DNN Cannot Stop Overfitting

I am training a DNN (CNN + RNN) for a voice conversion task. Although my train loss can be very low with good performance, I believe I am experiencing massive overfitting. To overcome this, I have already added quite a bit of batch norm and dropout inside the model as well as weight decay — however, the model still continues to overfit a lot. I present some of my loss curves below:

With a weight decay constant of 1e-7:
With a weight decay constant of 1e-7

With a weight decay constant of 1e-2:
With a weight decay constant of 1e-2

Note that I noticed that if the weight decay constant is > 1e-4, the model seems to experience underfitting.

I want to know what else can I do to improve this model’s generalization. Is it just a matter of more data, or do I need to modify my DNN architecture in some way. I have been struggling with this overfitting problem for some days now, and any insight would be a help.

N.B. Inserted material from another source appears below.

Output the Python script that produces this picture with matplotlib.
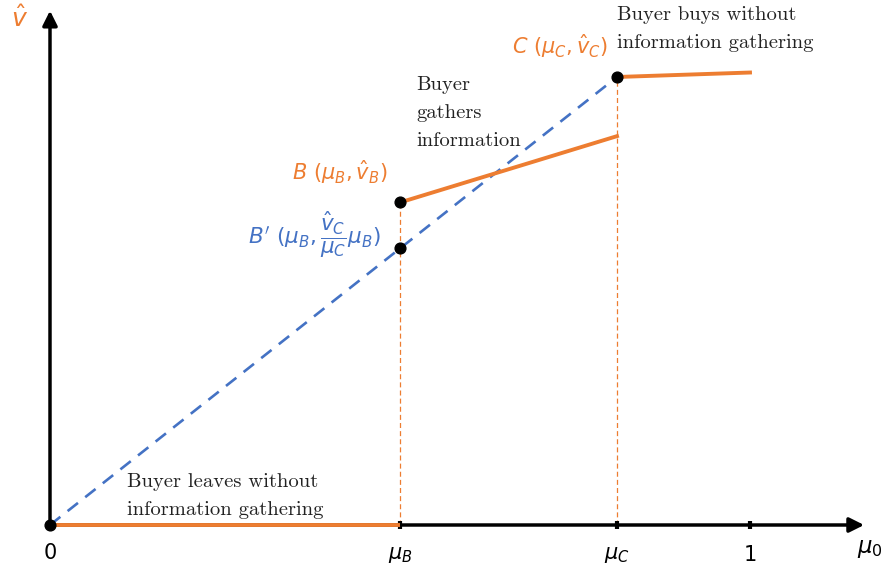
import matplotlib
matplotlib.use("Agg")
import matplotlib.pyplot as plt

plt.rcParams['mathtext.fontset'] = 'dejavusans'

ORANGE = '#ED7D31'
BLUE = '#4472C4'

# Thresholds on the prior and the corresponding valuations
mu_B = 0.50
mu_C = 0.81
v_B = 0.72
v_C = 1.00
v_gather_end = 0.868     # value of the "gathers information" branch at mu_C
v_buy_end = 1.01         # value of the "buys" branch at mu_0 = 1

x_ticks = [mu_B, mu_C, 1.0]
x_tick_labels = [r'$\mu_B$', r'$\mu_C$', '1']

fig = plt.figure(figsize=(8.95, 5.74), dpi=100)
ax = fig.add_axes([0, 0, 1, 1])
ax.set_xlim(-50 / 700, 845 / 700)
ax.set_ylim(-49 / 448, 525 / 448)
ax.axis('off')

# Axes with arrow heads
arrow_kw = dict(arrowstyle='-|>', lw=2.5, color='black', mutation_scale=22,
                shrinkA=0, shrinkB=0)
ax.annotate('', xy=(1.163, 0), xytext=(0, 0), arrowprops=arrow_kw, zorder=2)
ax.annotate('', xy=(0, 1.148), xytext=(0, 0), arrowprops=arrow_kw, zorder=2)

# Tick marks
for xt in x_ticks:
    ax.plot([xt, xt], [-0.009, 0.009], color='black', lw=3, solid_capstyle='butt', zorder=3)

# Vertical guides
ax.plot([mu_B, mu_B], [0, v_B], color=ORANGE, lw=0.9, ls=(0, (4, 2.5)), zorder=1)
ax.plot([mu_C, mu_C], [0, v_C], color=ORANGE, lw=0.9, ls=(0, (4, 2.5)), zorder=1)

# Diagonal from origin to C
ax.plot([0, mu_C], [0, v_C], color=BLUE, lw=1.9, ls=(0, (5, 3.5)), zorder=2)

# Value branches
ax.plot([0, mu_B], [0, 0], color=ORANGE, lw=2.8, solid_capstyle='butt', zorder=3)
ax.plot([mu_B, mu_C], [v_B, v_gather_end], color=ORANGE, lw=2.8, zorder=3)
ax.plot([mu_C, 1.0], [v_C, v_buy_end], color=ORANGE, lw=2.8, zorder=3)

# Points
v_Bprime = v_C / mu_C * mu_B
ax.scatter([0, mu_B, mu_B, mu_C], [0, v_B, v_Bprime, v_C], s=60, color='black', zorder=5)

# Axis labels
ax.text(-0.043, 1.13, r'$\hat{v}$', color=ORANGE, fontsize=18, ha='center', va='center')
ax.text(1.171, -0.052, r'$\mu_0$', color='black', fontsize=16.5, ha='center', va='center')
ax.text(0, -0.062, '0', color='black', fontsize=15, ha='center', va='center',
        family='DejaVu Sans')
for xt, lab in zip(x_ticks, x_tick_labels):
    ax.text(xt, -0.066, lab, color='black', fontsize=15, ha='center', va='center',
            family='DejaVu Sans')

# Point labels
ax.text(mu_B - 0.018, v_B + 0.067, r'$B\ (\mu_B, \hat{v}_B)$', color=ORANGE,
        fontsize=15, ha='right', va='center')
ax.text(mu_B - 0.027, v_Bprime + 0.03, r"$B'\ (\mu_B, \dfrac{\hat{v}_C}{\mu_C}\mu_B)$",
        color=BLUE, fontsize=15.5, ha='right', va='center')
ax.text(mu_C - 0.013, v_C + 0.068, r'$C\ (\mu_C, \hat{v}_C)$', color=ORANGE,
        fontsize=15, ha='right', va='center')

# Region annotations
serif = dict(family='cmr10', fontsize=14.8, color='#222222', linespacing=1.72)
ax.text(mu_C, 1.108, 'Buyer buys without\ninformation gathering', ha='left', va='center', **serif)
ax.text(0.523, 0.92, 'Buyer\ngathers\ninformation', ha='left', va='center', **serif)
ax.text(0.11, 0.064, 'Buyer leaves without\ninformation gathering', ha='left', va='center', **serif)

fig.savefig('out.png', dpi=100)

  1. Make sure your data is split appropriately between the train and the validation set. Use shuffle with stratified sampling if possible.
  2. Experiment with learning rate (lr). The spikes in your dev_mse curve could be due to lr.
  3. Which optimizer are you using? Adam or RAdam optimizer should work well in most cases.
  4. Since you’ve already used experimented with dropout, you can also try using L1/L2 regularizations.